> Request
Reproduce exactly, with no pictures, each line from the opening of the material down through the line containing "import plotly.graph_objects as go".
-- start --
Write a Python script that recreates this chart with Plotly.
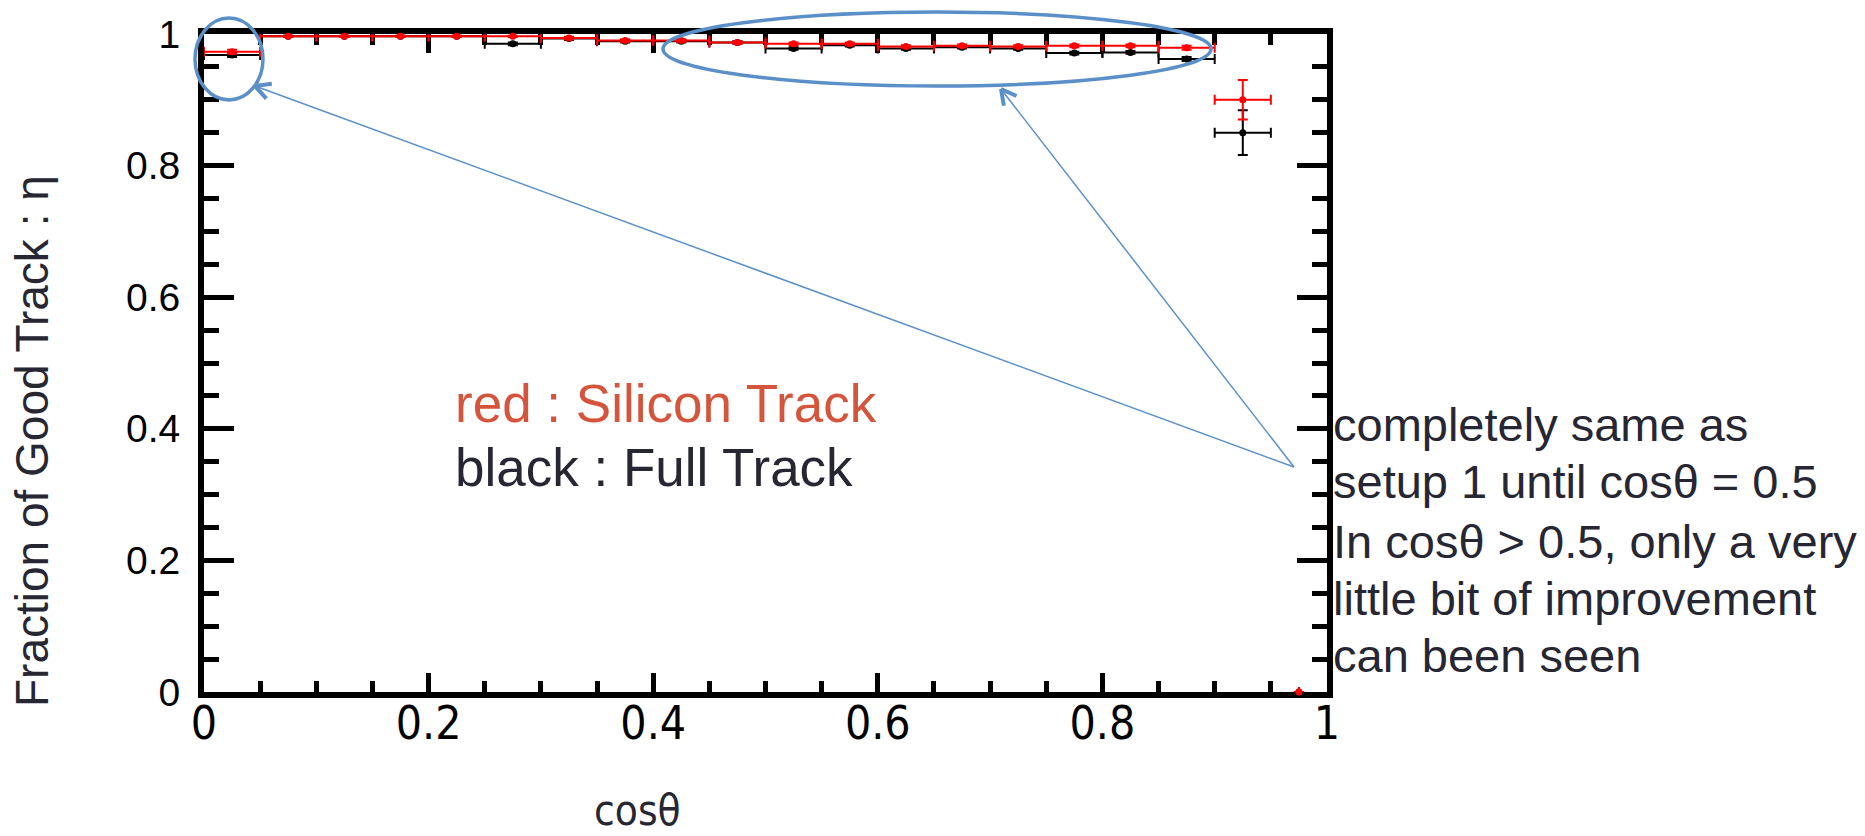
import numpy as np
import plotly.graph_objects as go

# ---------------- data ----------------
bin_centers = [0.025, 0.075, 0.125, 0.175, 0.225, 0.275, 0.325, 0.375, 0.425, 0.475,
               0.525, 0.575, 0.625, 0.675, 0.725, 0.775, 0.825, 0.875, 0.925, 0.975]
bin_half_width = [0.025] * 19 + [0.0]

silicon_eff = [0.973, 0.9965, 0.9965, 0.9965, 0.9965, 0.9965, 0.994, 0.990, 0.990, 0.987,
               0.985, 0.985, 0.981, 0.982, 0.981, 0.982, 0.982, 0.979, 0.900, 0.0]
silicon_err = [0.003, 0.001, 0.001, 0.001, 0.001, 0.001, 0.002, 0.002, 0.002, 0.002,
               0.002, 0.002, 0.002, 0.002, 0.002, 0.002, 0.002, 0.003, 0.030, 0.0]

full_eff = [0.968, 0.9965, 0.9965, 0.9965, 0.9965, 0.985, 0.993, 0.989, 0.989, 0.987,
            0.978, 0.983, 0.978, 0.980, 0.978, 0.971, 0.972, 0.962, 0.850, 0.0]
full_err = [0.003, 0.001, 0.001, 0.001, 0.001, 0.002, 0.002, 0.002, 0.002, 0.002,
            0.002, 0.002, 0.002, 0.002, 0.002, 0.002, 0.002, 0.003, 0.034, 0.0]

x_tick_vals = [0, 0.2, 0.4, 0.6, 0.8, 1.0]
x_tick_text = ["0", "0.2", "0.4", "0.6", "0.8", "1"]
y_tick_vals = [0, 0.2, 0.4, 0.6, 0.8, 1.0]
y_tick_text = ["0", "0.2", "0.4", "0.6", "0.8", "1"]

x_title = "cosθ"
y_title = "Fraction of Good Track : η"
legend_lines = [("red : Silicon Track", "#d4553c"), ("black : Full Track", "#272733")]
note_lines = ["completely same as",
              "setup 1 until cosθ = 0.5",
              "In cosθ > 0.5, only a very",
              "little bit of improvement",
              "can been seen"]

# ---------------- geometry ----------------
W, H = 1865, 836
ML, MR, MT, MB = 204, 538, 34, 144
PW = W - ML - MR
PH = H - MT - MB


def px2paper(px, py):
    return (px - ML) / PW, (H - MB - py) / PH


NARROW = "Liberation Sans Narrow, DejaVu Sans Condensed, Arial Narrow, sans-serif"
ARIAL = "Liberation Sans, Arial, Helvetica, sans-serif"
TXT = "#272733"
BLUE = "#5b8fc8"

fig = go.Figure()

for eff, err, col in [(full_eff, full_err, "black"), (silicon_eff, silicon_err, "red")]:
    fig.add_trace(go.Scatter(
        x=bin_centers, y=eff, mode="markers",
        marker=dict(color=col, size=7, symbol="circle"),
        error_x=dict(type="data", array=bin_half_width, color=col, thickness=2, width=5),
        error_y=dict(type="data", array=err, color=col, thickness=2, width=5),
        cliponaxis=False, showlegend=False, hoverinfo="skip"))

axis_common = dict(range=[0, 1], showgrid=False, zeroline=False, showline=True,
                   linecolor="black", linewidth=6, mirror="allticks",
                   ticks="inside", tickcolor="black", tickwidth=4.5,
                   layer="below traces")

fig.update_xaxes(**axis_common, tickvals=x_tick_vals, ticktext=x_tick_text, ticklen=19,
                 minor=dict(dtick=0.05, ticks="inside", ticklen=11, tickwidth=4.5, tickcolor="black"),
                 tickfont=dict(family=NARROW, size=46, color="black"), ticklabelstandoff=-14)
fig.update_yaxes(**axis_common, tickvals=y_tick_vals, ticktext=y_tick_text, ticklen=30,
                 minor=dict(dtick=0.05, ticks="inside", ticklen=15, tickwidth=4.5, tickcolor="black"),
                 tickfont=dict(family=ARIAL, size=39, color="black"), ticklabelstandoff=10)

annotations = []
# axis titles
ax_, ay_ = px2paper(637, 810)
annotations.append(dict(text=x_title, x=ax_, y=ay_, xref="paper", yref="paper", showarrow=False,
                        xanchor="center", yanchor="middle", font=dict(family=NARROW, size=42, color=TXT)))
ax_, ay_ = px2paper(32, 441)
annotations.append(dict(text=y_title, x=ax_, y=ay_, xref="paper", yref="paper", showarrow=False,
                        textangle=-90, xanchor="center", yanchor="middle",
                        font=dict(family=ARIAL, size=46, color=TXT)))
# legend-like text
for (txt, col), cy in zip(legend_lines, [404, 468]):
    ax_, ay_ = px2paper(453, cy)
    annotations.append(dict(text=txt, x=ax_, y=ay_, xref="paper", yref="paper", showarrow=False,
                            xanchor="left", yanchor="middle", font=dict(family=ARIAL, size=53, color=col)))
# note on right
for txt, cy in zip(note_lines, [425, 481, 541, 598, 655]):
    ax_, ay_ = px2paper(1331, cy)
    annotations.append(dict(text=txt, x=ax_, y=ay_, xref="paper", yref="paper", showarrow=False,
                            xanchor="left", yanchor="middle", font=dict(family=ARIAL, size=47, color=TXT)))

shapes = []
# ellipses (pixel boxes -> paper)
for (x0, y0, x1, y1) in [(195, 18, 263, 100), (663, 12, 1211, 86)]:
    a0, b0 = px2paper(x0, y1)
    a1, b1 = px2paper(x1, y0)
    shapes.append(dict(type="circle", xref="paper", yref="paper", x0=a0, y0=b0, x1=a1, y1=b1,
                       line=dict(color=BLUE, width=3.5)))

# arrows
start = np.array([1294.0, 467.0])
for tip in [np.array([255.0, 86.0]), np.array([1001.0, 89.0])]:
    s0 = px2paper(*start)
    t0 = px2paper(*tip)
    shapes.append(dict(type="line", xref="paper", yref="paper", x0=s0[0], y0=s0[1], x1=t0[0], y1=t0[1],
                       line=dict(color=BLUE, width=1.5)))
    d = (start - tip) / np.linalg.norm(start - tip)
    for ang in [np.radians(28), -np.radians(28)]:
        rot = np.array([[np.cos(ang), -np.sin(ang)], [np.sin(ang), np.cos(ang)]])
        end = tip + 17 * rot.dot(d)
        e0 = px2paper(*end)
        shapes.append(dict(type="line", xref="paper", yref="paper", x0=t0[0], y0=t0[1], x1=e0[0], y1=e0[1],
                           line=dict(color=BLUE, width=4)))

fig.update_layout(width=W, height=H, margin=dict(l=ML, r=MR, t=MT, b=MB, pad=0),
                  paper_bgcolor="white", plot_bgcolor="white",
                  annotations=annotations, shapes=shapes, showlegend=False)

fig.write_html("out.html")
-- end --
> Reply
Write a Python script that recreates this chart with Plotly.
import numpy as np
import plotly.graph_objects as go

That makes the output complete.